Я представилась по-французски и сказала, что мне очень нужна встреча с самым главным лицом из руководства церкви и спросила фамилию, с кем я говорю. Мне мужской голос, который взял трубку, не представился, а уклончиво ответил: Вы говорите с Сhancellerie и предложил говорить по-русски. Дальше мы говорили по-русски, я поняла, что он русского происхождения (когда-то в 2005 или 2006 году я говорила с попом русской церкви в Цюрихе, и он говорил по-русски с большим немецким акцентом, то есть тогда я имела дело с попом нерусского происхождения). Я ему по-русски ещё раз сказала, что звоню, потому что хочу иметь аудиенцию, и он спросил, по какому вопросу, на что я ответила, что одна семья из России по фамилии Черносвитовы попросила меня поточнее узнать о судьбе архивных вещей, оставшихся после смерти их родственницы Евгении Александровны Черносвитовой и о том, как можно передать эти архивные вещи их законным владельцам, то есть их родственникам в России. Он меня спросил, о каких конкретно вещах идёт речь. На момент звонка у меня даже не было перед глазами вашего письма, что я ему и сказала. Я добавила, что, конечно, если у Евгении Александровны были родственники в России, то она должна была им оставить завещание, на что мужчина на другом конце провода ответил, что завещание надо искать не в церкви, а у нотариуса, что надо узнать имя нотариуса, в присутствии которого составлялось завещание, что даже если русские люди что-то завещают их русской церкви в Женеве, русская церковь тоже имеет дело с нотариусом, то есть церковь тоже имеет доступ к завещанному только через нотариуса. Я немного разгорячилась и ответила, что родственники в СССР наверняка были в ситуации, когда эта информация, то есть имя нотариуса, им была недоступна. В конце разговора он мне посоветовал передать Вам, чтобы Вы им написали официальное письмо с перечнем вещей, о которых идёт речь, и сказал, что тогда Вы на этот письменный запрос получите ответ церкви. У меня осталось впечатление, что он надеется, что Вы не знаете, что конкретно Евгения Александровна оставила, что может находиться в церкви, и что этот вопрос, что конкретно Вы хотите получить, всегда может поставить людей немножко в тупик, в точности, как вопрос мужчины ко мне в начале телефонного разговора: я не понимаю, что они конкретно хотят получить, потому что нормальный ответ звучит: всё, что нам оставлено.

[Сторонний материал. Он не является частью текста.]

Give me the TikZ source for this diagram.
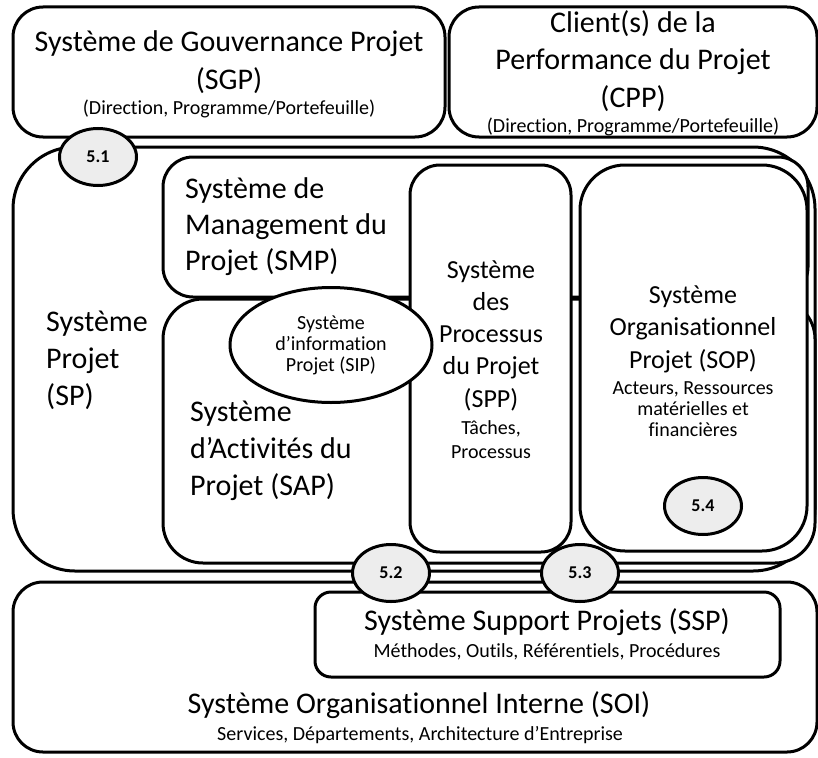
\documentclass[tikz,border=0pt]{standalone}
\usepackage{fontspec}
\setmainfont{Carlito}[Ligatures=NoCommon]
\usepackage{tikz}
\usetikzlibrary{shapes.geometric}

\tikzset{
  frame/.style={draw,line width=3pt,fill=white},
  bigtext/.style={inner sep=0pt,font=\fontsize{30}{37}\selectfont},
  midtext/.style={inner sep=0pt,align=center,font=\fontsize{26}{32.2}\selectfont},
  smalltext/.style={inner sep=0pt,align=center,font=\fontsize{20}{21}\selectfont},
  numbadge/.style={draw,ellipse,line width=3pt,fill=black!7,minimum width=77pt,
    minimum height=57pt,inner sep=0pt,font=\bfseries\fontsize{18}{20}\selectfont}
}

\begin{document}
\begin{tikzpicture}[x=1pt,y=-1pt]
  \useasboundingbox (0,0) rectangle (818,757);

  % Gouvernance and clients
  \draw[frame,rounded corners=30pt] (13,7) rectangle (445,137);
  \draw[frame,rounded corners=30pt] (449,7) rectangle (817,137);
  \node[bigtext,align=center,anchor=base,font=\fontsize{30}{38}\selectfont] (sgp) at (229,90) {Système de Gouvernance Projet\\(SGP)};
  \node[smalltext,anchor=base] (sgpsub) at (229,114) {(Direction, Programme/Portefeuille)};
  \node[bigtext,align=center,anchor=base] (cpp) at (633,107) {Client(s) de la\\Performance du Projet\\(CPP)};
  \node[smalltext,anchor=base] (cppsub) at (633,132) {(Direction, Programme/Portefeuille)};

  % Systeme Projet and its parts
  \draw[frame,rounded corners=62pt] (13,147) rectangle (815,571);
  \draw[frame,rounded corners=30pt] (163,157) rectangle (808,297);
  \draw[frame,rounded corners=40pt] (163,299) rectangle (815,563);
  \draw[frame,rounded corners=30pt] (410,165) rectangle (571,552);
  \draw[frame,rounded corners=45pt] (580,165) rectangle (807,551);
  \node[bigtext,align=left,anchor=base west] (sp) at (46,405) {Système\\Projet\\(SP)};
  \node[bigtext,align=left,anchor=base west,font=\fontsize{30}{36}\selectfont] (smp) at (185,270) {Système de\\Management du\\Projet (SMP)};
  \node[bigtext,align=left,anchor=base west] (sap) at (190,495) {Système\\d’Activités du\\Projet (SAP)};
  \node[midtext,anchor=base] (spp) at (491,407) {Système\\des\\Processus\\du Projet\\(SPP)};
  \node[smalltext,anchor=base,font=\fontsize{20}{24}\selectfont] (sppsub) at (491,458) {Tâches,\\Processus};
  \node[midtext,anchor=base] (sop) at (693,368) {Système\\Organisationnel\\Projet (SOP)};
  \node[smalltext,anchor=base] (sopsub) at (693,436) {Acteurs, Ressources\\matérielles et\\financières};
  \node[frame,ellipse,smalltext,minimum width=202pt,minimum height=115pt] (sip) at (331,345)
    {Système\\d’information\\Projet (SIP)};

  % Organisation interne
  \draw[frame,rounded corners=30pt] (13,582) rectangle (817,752);
  \draw[frame,rounded corners=16pt] (315,592) rectangle (780,677);
  \node[bigtext,anchor=base] (ssp) at (547,630) {Système Support Projets (SSP)};
  \node[smalltext,anchor=base] (sspsub) at (547,657) {Méthodes, Outils, Référentiels, Procédures};
  \node[bigtext,anchor=base] (soi) at (419,713) {Système Organisationnel Interne (SOI)};
  \node[smalltext,anchor=base] (soisub) at (420,740) {Services, Départements, Architecture d’Entreprise};

  % Interfaces
  \node[numbadge] (if51) at (98,157) {5.1};
  \node[numbadge] (if52) at (391,573) {5.2};
  \node[numbadge] (if53) at (580,573) {5.3};
  \node[numbadge] (if54) at (703,506) {5.4};
\end{tikzpicture}
\end{document}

По-моему, один раз мужчина на другом конце провода произнёс слово «адвокат», но я не помню сейчас в связи с чем, думаю, что он оговорился. Когда сейчас написала это слово «адвокат», вспомнилось, что несколько семей из числа моих знакомых переселенцев в Германию из России для решения своих проблем с наследством нанимали международных адвокатов, одни потом оставались очень довольными, потому что выигранное дело им дало очень много по сравнению с тем, что они заплатили, хотя адвокатам-международникам они заплатили огромные суммы по моим тогдашним понятиям; другие, заплатив огромные суммы адвокатам и выиграв дело, поняли, что они проиграли, потому что выигранные дела не окупили суммы затрат и потраченные нервы. В журнале Русская Швейцария, который я одно время часто покупала на вокзале в Лозанне, всё время публиковались объявления адвокатов-международников с русскими корнями.
Человек на другом конце провода первым положил трубку. Я вспомнила, что для Вашего письма не переспросила его на имя кого Вам надо писать письмо и перезвонила ему ещё раз. Он опять не назвался, а сказал, что писать на канцелярию – chancellerie. И воспользовался тем, что переспросил моё имя и записал его.